▶ [EXERCISE DETAILS]
From the entries below, pull out each line where "chart" appears.

[Records with drawing code]
•••
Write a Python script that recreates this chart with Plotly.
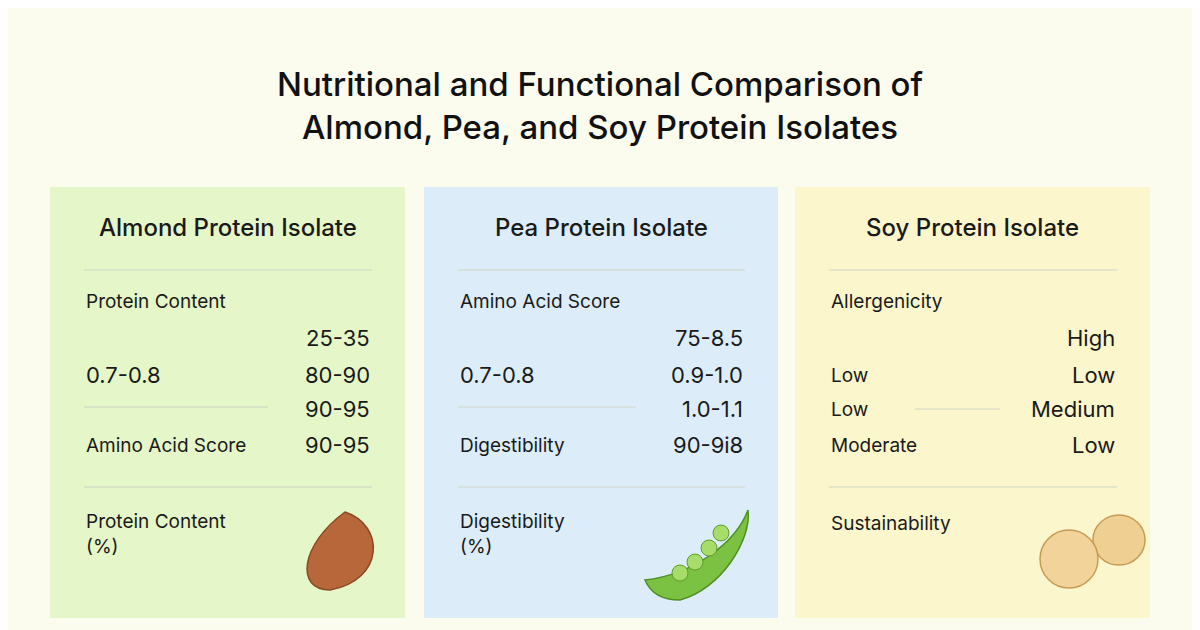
import plotly.graph_objects as go

title = "Nutritional and Functional Comparison of<br>Almond, Pea, and Soy Protein Isolates"
panels = ["Almond Protein Isolate", "Pea Protein Isolate", "Soy Protein Isolate"]
panel_colors = ["#e5f6c8", "#dcedf9", "#fbf6cc"]
panel_x = [(50, 405), (424, 778), (795, 1150)]

# row text per panel: (left label, right value)
first_labels = ["Protein Content", "Amino Acid Score", "Allergenicity"]
row1_right = ["25-35", "75-8.5", "High"]
row2_left = ["0.7-0.8", "0.7-0.8", "Low"]
row2_right = ["80-90", "0.9-1.0", "Low"]
row3_left = ["", "", "Low"]
row3_right = ["90-95", "1.0-1.1", "Medium"]
row4_left = ["Amino Acid Score", "Digestibility", "Moderate"]
row4_right = ["90-95", "90-9i8", "Low"]
bottom_labels = ["Protein Content<br>(%)", "Digestibility<br>(%)", "Sustainability"]

fig = go.Figure()
shapes = []
annots = [dict(x=600, y=105, text=title, showarrow=False,
               font=dict(size=33, color="#111111", family="Inter", weight=500))]

for i, (x0, x1) in enumerate(panel_x):
    shapes.append(dict(type="rect", x0=x0, x1=x1, y0=187, y1=618,
                       fillcolor=panel_colors[i], line=dict(width=0), layer="below"))
    lx, rx = x0 + 34, x1 - 33
    for y in (270, 487):
        shapes.append(dict(type="line", x0=lx, x1=rx, y0=y, y1=y,
                           line=dict(color="#d0d4c8", width=1)))
    annots.append(dict(x=(x0 + x1) / 2, y=227, text=panels[i], showarrow=False,
                       font=dict(size=24, color="#1a1a1a", weight=500)))
    left = [(301, first_labels[i]), (375, row2_left[i]), (409, row3_left[i]),
            (445, row4_left[i])]
    right = [(338, row1_right[i]), (375, row2_right[i]), (409, row3_right[i]),
             (445, row4_right[i])]
    for y, t in left:
        big = t and t[0].isdigit()
        annots.append(dict(x=lx, y=y, text=t, showarrow=False, xanchor="left",
                           font=dict(size=22 if big else 19, color="#1a1a1a")))
    for y, t in right:
        annots.append(dict(x=rx, y=y, text=t, showarrow=False, xanchor="right",
                           font=dict(size=22, color="#1a1a1a")))
    annots.append(dict(x=lx, y=523 if i == 2 else 534, text=bottom_labels[i],
                       showarrow=False, xanchor="left", align="left",
                       font=dict(size=19, color="#1a1a1a")))

# short separators in the middle rows
shapes.append(dict(type="line", x0=84, x1=268, y0=407, y1=407, line=dict(color="#d0d4c8", width=1)))
shapes.append(dict(type="line", x0=458, x1=636, y0=407, y1=407, line=dict(color="#d0d4c8", width=1)))
shapes.append(dict(type="line", x0=915, x1=1000, y0=409, y1=409, line=dict(color="#d0d4c8", width=1)))

# simple icons
shapes.append(dict(type="path", path="M 345 512 C 385 525, 385 580, 330 590 C 295 590, 300 545, 345 512 Z",
                   fillcolor="#b8673a", line=dict(color="#8a4a25", width=1.5)))
shapes.append(dict(type="path", path="M 645 580 C 690 575, 735 545, 748 510 C 752 540, 720 590, 680 600 C 660 600, 650 592, 645 580 Z",
                   fillcolor="#7cc242", line=dict(color="#4e8f22", width=1.5)))
for cx, cy in [(680, 573), (695, 562), (709, 548), (721, 533)]:
    shapes.append(dict(type="circle", x0=cx - 8, x1=cx + 8, y0=cy - 8, y1=cy + 8,
                       fillcolor="#a6dc6a", line=dict(color="#5e9e2c", width=1)))
shapes.append(dict(type="circle", x0=1093, x1=1145, y0=515, y1=565,
                   fillcolor="#f0cf92", line=dict(color="#c79a55", width=1.5)))
shapes.append(dict(type="circle", x0=1040, x1=1098, y0=530, y1=588,
                   fillcolor="#f2d49a", line=dict(color="#c79a55", width=1.5)))

# page body adds an 8px offset; shift the view to compensate
fig.update_layout(
    width=1200, height=630, margin=dict(l=0, r=0, t=0, b=0),
    paper_bgcolor="#fbfbee", plot_bgcolor="#fbfbee",
    xaxis=dict(range=[8, 1208], visible=False, fixedrange=True),
    yaxis=dict(range=[638, 8], visible=False, fixedrange=True),
    shapes=shapes, annotations=annots, showlegend=False,
    font=dict(family="Inter"),
)
fig.write_html("out.html")
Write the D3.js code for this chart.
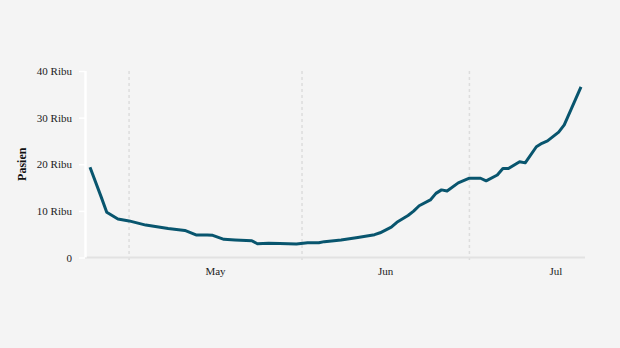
<!DOCTYPE html>
<html>
<head>
<meta charset="utf-8">
<script src="https://cdn.jsdelivr.net/npm/d3@7"></script>
<style>
  html, body { margin: 0; padding: 0; background: #f4f4f4; }
  svg { display: block; }
  text { font-family: "Liberation Serif", "Times New Roman", serif; }
</style>
</head>
<body>
<svg id="chart" width="620" height="348"></svg>
<script>
// ---- data ----
const dates = [
  "2021-04-24","2021-04-26","2021-04-27","2021-04-29","2021-05-01","2021-05-04",
  "2021-05-06","2021-05-08","2021-05-11","2021-05-13","2021-05-15","2021-05-16",
  "2021-05-18","2021-05-20","2021-05-23","2021-05-24","2021-05-26","2021-05-28",
  "2021-05-31","2021-06-02","2021-06-04","2021-06-05","2021-06-08","2021-06-11",
  "2021-06-14","2021-06-15","2021-06-17","2021-06-18","2021-06-20","2021-06-21",
  "2021-06-22","2021-06-24","2021-06-25","2021-06-26","2021-06-27","2021-06-29",
  "2021-07-01","2021-07-03","2021-07-04","2021-07-06","2021-07-07","2021-07-08",
  "2021-07-10","2021-07-11","2021-07-13","2021-07-14","2021-07-15","2021-07-17",
  "2021-07-18","2021-07-21"
];
const patients = [
  19350,13000,9700,8250,7850,6950,
  6600,6200,5800,4850,4850,4750,
  3900,3750,3600,2950,3050,3000,
  2900,3150,3150,3400,3750,4300,
  4900,5300,6500,7550,9000,9950,
  11100,12350,13750,14500,14250,16000,
  17000,17000,16450,17700,19100,19100,
  20550,20300,23750,24500,25000,26900,
  28450,36600
];
const yTicks = [0, 10000, 20000, 30000, 40000];
const yTickLabels = ["0", "10 Ribu", "20 Ribu", "30 Ribu", "40 Ribu"];
const monthLabels = ["May", "Jun", "Jul"];
const yTitle = "Pasien";

// ---- layout ----
const parse = d3.timeParse("%Y-%m-%d");
const data = dates.map((d, i) => ({ date: parse(d), value: patients[i] }));

const svg = d3.select("#chart");
const x = d3.scaleTime()
  .domain(d3.extent(data, d => d.date))
  .range([90, 581]);
const y = d3.scaleLinear().domain([0, 40000]).range([257.5, 71]);

const plotLeft = 85, plotRight = 585;

// dashed vertical gridlines at month starts
const monthStarts = d3.timeMonth.range(d3.timeMonth.ceil(x.domain()[0]), x.domain()[1]);
svg.append("g").selectAll("line")
  .data(monthStarts)
  .join("line")
  .attr("x1", d => x(d)).attr("x2", d => x(d))
  .attr("y1", y(40000)).attr("y2", y(0) + 5)
  .attr("stroke", "#dddddd")
  .attr("stroke-width", 1.5)
  .attr("stroke-dasharray", "3,3");

// baseline
svg.append("line")
  .attr("x1", plotLeft).attr("x2", plotRight)
  .attr("y1", y(0)).attr("y2", y(0))
  .attr("stroke", "#e2e2e2")
  .attr("stroke-width", 2);

// y axis
const yAxis = d3.axisLeft(y)
  .tickValues(yTicks)
  .tickFormat((d, i) => yTickLabels[i])
  .tickSize(6)
  .tickPadding(7);
const gy = svg.append("g")
  .attr("transform", `translate(${plotLeft},0)`)
  .call(yAxis);
gy.select(".domain").remove();
gy.selectAll(".tick line").attr("stroke", "#ffffff").attr("stroke-width", 1.5);
gy.selectAll(".tick text")
  .attr("fill", "#222")
  .style("font-size", "11px")
  .style("font-family", '"Liberation Serif", serif');
svg.append("line")
  .attr("x1", plotLeft + 0.5).attr("x2", plotLeft + 0.5)
  .attr("y1", y(40000)).attr("y2", y(0))
  .attr("stroke", "#ffffff")
  .attr("stroke-width", 2.5);

// month labels centred in each month
const monthsForLabels = monthStarts.map(m => {
  const next = d3.timeMonth.offset(m, 1);
  return new Date((m.getTime() + next.getTime()) / 2);
});
svg.append("g").selectAll("text")
  .data(monthsForLabels)
  .join("text")
  .attr("x", d => x(d))
  .attr("y", 274.5)
  .attr("text-anchor", "middle")
  .attr("fill", "#222")
  .style("font-size", "11px")
  .text((d, i) => monthLabels[i]);

// y title
svg.append("text")
  .attr("transform", `translate(26,${(y(0) + y(40000)) / 2}) rotate(-90)`)
  .attr("text-anchor", "middle")
  .attr("fill", "#111")
  .style("font-size", "12px")
  .style("font-weight", "bold")
  .text(yTitle);

// line
const line = d3.line().x(d => x(d.date)).y(d => y(d.value));
svg.append("path")
  .datum(data)
  .attr("d", line)
  .attr("fill", "none")
  .attr("stroke", "#08556e")
  .attr("stroke-width", 3)
  .attr("stroke-linejoin", "round");
</script>
</body>
</html>
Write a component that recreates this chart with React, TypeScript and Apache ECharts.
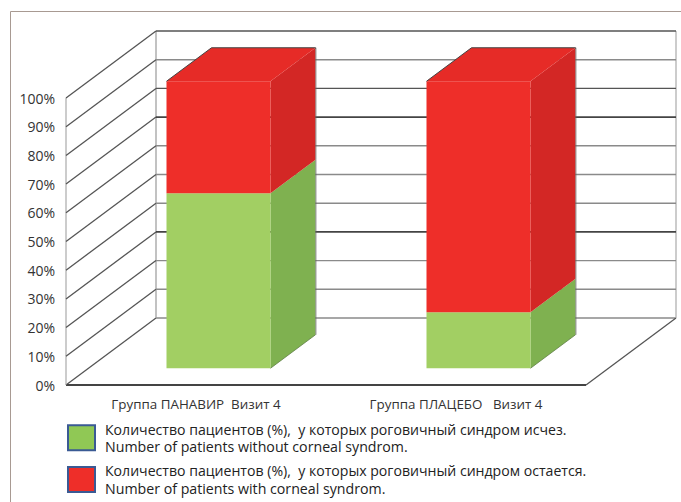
•••
▶ [REPLY TO THE EXERCISE]
Write a Python script that recreates this chart with Plotly.
Write the D3.js code for this chart.
<svg id="chart" width="620" height="348"></svg>
const svg = d3.select("#chart");
Write a component that recreates this chart with React, TypeScript and Apache ECharts.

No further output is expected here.